» **TASK BRIEF**
Retype the data exactly, from its first line to the line containing "0.143, 0.136, 0.1535]", including both, and skip any picture.

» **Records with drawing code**
>>>

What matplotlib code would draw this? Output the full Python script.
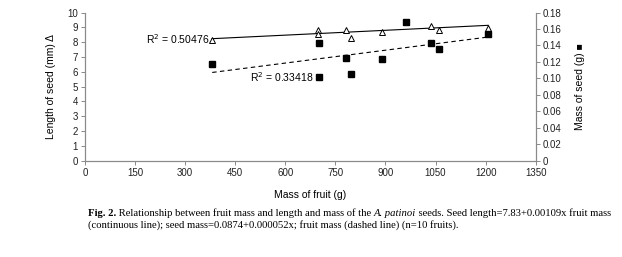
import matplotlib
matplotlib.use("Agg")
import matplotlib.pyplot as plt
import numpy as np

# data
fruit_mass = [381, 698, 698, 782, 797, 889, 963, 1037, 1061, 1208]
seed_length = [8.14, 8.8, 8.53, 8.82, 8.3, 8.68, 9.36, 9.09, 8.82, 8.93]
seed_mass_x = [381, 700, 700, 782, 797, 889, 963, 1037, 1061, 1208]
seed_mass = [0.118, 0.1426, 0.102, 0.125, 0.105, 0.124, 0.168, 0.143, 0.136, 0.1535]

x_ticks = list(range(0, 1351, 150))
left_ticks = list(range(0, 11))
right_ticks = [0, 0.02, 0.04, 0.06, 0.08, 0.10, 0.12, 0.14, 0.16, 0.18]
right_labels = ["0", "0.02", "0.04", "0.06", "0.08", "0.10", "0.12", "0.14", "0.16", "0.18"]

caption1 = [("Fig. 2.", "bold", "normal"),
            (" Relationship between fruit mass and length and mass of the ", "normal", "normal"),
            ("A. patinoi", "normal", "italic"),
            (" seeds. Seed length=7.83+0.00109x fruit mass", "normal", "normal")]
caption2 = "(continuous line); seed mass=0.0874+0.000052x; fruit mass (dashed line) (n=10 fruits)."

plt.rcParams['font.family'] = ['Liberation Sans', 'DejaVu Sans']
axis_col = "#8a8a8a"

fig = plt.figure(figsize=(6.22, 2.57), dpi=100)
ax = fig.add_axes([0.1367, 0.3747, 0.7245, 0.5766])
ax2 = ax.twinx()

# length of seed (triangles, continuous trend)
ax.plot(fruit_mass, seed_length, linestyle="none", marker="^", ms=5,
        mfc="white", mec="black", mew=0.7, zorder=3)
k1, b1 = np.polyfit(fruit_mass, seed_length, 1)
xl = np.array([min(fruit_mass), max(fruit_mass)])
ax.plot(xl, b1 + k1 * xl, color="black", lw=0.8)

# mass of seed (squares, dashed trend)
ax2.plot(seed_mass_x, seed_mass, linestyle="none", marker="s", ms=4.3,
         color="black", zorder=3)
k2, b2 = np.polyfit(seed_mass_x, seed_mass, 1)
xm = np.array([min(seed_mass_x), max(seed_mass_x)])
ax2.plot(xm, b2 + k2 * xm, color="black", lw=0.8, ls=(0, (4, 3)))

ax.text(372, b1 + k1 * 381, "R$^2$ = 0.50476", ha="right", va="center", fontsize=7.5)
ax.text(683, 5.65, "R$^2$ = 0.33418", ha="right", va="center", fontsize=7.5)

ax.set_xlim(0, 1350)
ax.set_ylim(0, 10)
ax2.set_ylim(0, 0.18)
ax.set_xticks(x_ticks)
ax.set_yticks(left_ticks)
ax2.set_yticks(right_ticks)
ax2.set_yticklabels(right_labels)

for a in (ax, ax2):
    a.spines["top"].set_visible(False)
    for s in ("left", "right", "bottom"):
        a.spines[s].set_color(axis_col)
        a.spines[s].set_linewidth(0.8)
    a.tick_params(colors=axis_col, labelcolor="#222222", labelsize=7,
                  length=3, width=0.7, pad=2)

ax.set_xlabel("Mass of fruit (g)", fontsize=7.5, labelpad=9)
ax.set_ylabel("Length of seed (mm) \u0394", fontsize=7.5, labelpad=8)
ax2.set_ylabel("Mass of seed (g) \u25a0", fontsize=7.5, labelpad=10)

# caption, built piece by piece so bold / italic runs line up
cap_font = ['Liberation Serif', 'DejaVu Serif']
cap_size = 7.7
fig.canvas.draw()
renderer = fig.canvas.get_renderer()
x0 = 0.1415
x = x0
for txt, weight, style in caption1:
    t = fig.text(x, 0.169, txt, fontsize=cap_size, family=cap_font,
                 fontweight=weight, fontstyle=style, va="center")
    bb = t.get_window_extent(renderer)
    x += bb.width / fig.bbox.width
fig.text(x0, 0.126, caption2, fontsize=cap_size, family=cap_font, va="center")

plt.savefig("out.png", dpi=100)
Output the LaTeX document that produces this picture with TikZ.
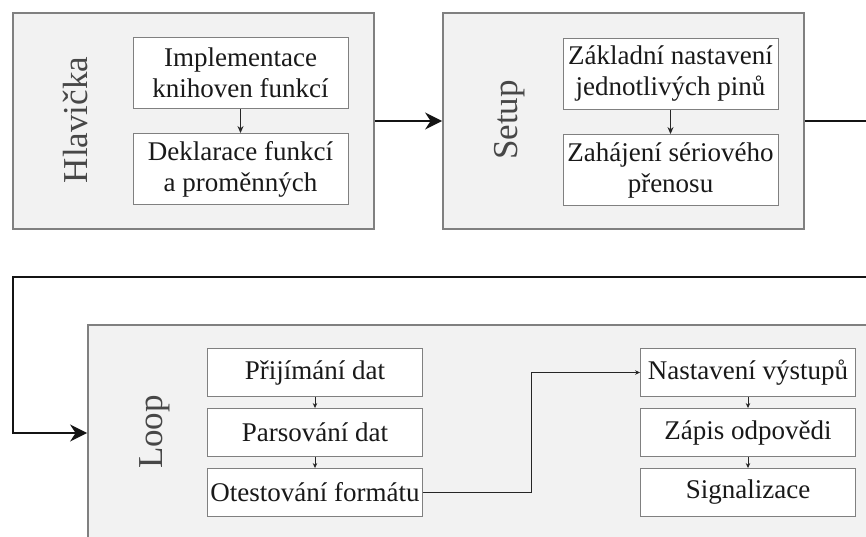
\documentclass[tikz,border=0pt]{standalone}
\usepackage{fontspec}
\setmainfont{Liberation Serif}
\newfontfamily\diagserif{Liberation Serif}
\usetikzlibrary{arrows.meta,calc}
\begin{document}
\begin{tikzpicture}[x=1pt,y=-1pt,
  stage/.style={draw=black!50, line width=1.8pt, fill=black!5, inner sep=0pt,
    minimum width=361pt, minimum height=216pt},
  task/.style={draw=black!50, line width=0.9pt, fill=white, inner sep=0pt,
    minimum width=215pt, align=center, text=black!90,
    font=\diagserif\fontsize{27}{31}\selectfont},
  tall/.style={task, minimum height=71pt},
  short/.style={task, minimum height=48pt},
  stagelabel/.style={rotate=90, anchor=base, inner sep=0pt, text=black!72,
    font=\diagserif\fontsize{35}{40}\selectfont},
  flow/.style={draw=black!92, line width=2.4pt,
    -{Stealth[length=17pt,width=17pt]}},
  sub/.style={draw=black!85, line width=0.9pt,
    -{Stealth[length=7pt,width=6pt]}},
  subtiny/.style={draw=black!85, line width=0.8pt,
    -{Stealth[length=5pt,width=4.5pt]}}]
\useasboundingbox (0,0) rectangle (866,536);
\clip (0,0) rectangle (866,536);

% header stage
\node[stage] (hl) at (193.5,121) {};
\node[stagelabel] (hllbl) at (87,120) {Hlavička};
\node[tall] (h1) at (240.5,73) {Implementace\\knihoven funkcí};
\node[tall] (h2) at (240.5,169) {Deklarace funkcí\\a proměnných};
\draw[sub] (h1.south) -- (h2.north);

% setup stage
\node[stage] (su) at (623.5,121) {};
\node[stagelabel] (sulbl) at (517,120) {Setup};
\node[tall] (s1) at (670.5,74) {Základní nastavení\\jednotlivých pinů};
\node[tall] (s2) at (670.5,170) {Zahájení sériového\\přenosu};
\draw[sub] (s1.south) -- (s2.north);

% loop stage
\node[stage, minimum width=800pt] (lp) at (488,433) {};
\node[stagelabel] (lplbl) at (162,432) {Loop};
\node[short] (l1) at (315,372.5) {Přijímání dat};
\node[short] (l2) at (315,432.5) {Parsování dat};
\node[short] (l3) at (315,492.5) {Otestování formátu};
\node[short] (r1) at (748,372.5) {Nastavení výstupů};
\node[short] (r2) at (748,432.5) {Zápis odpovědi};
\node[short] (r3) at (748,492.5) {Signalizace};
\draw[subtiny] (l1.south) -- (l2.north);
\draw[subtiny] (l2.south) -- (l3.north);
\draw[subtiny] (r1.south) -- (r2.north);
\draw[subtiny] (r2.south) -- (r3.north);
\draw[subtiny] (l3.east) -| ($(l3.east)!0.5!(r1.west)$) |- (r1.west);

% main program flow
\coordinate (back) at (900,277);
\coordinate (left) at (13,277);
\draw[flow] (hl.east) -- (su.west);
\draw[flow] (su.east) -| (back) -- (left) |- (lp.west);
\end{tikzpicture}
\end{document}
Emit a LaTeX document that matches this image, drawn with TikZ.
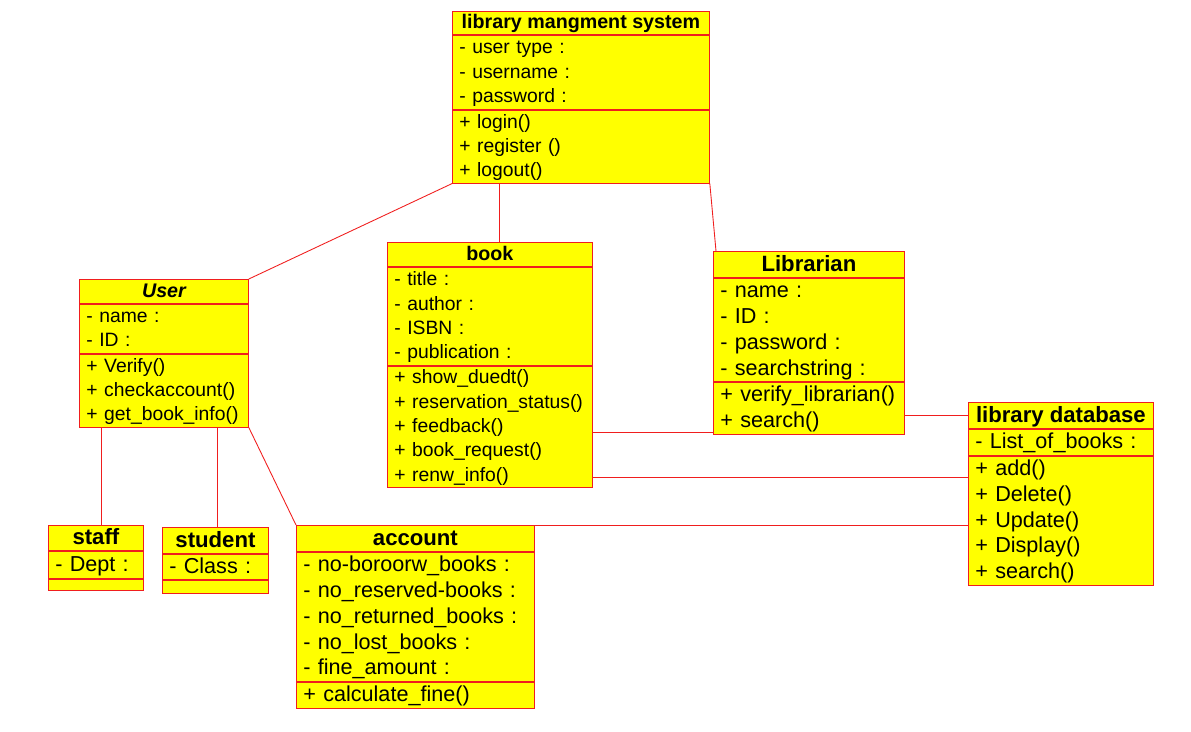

<<<

» **ANSWER BELOW**
What matplotlib code would draw this? Output the full Python script.
import matplotlib
matplotlib.use("Agg")
import matplotlib.pyplot as plt
import numpy as np

# data
fruit_mass = [381, 698, 698, 782, 797, 889, 963, 1037, 1061, 1208]
seed_length = [8.14, 8.8, 8.53, 8.82, 8.3, 8.68, 9.36, 9.09, 8.82, 8.93]
seed_mass_x = [381, 700, 700, 782, 797, 889, 963, 1037, 1061, 1208]
seed_mass = [0.118, 0.1426, 0.102, 0.125, 0.105, 0.124, 0.168, 0.143, 0.136, 0.1535]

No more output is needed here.